Supreme Court dismisses Facebook appeal over transfer of user personal data to the US
The Supreme Court has dismissed Facebook’s appeal over a High Court decision to refer key issues concerning the validity of European Commission decisions approving EU-US data transfer channels to the Court of Justice of the EU.
The referral was made by the High Court in proceedings by the Data Protection Commissioner (DPC) arising from complaints by Austrian lawyer Max Schrems the transfer of his personal data by Facebook to the US breached his data privacy rights as an EU citizen.
The core issue the Supreme Court had to decide in Facebook’s appeal is whether there is any actual right to appeal over a referral decision.
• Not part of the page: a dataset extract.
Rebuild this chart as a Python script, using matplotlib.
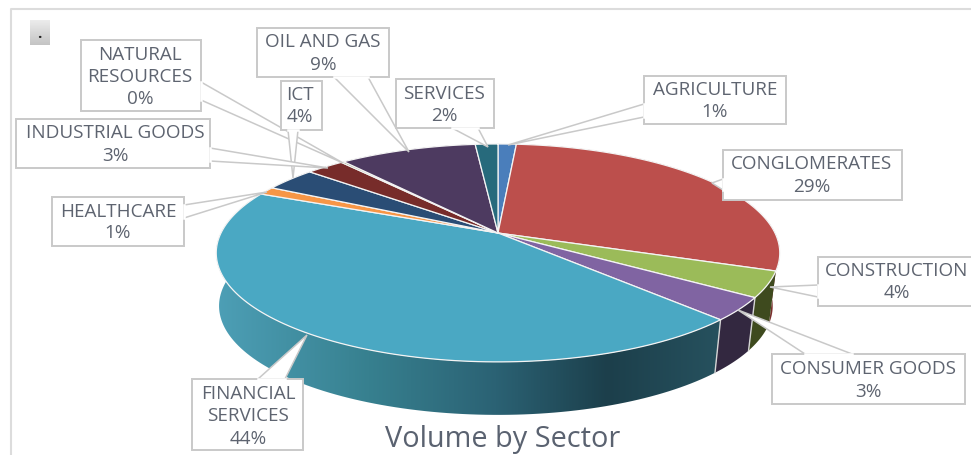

Today, the five judge court said, while the court can, with significant limitations, entertain an appeal over a High Court decision which includes a referral, the court cannot entertain an appeal over the actual referral decision itself.
The court cannot entertain an appeal against the High Court decision to make a reference or against the terms of reference, the Chief Justice, Mr Justice Frank Clarke, said.
It is for the referring court, and that court alone, to decide whether to make a reference and whether to amend or withdraw that, he said.
He was however satisfied the court could entertain an appeal against the facts found by the High Court and should overturn those if it can be established they are not sustainable in accordance with the relevant Irish jurisprudence.
However, in this case, Facebook’s criticisms related to the “proper characterisation” of underlying facts rather than the facts themselves, he said.
If there had been any actual finding of facts not sustainable on the evidence before the High Court in accordance with Irish procedural law, he would have overturned it but no such matter had been established on this appeal, he ruled.
In those circumstances, the court would not make any order overturning any aspect of the High Court judgment.
Facebook’s appeal concerns an October 2017 High Court judgment by Ms Justice Caroline Costello and her subsequent referral in May 2018 of issues for determination by the CJEU.
The judgment was given in a case brought by DPC Helen Dixon, arising from the complaints by Mr Schrems, against Facebook Ireland – because Facebook’s European headquarters are here – and Mr Schrems.
No formal orders were sought against them and the core issue concerned the validity of data transfer channels known as Standard Contractual Clauses (SCCs).
Ms Justice Costello directed a referral to the CJEU of 11 issues concerning the validity of European Commission decisions approving the SCCs.
Facebook argued before the Supreme Court last January it is entitled to appeal the referral.
It also disputed several of the High Court’s findings, including that the DPC had “well founded” concerns about “mass indiscriminate processing” of data by US government agencies under programmes authorised there.
The US government was involved in the appeal as an amicus curiae, assistant to the court on legal issues.
It supported Facebook’s argument that no reference to the CJEU is required in light of the Privacy Shield agreement between the EU and US and the European Commission’s determination the US ensures an adequate level of protection for personal data transferred under the Privacy Shield.
Lawyers for the DPC said she has concerns whether the measures provided for under the Privacy Shield are comparable to the remedy available to EU citizens for breach of data privacy rights under Article 47 of the EU Charter.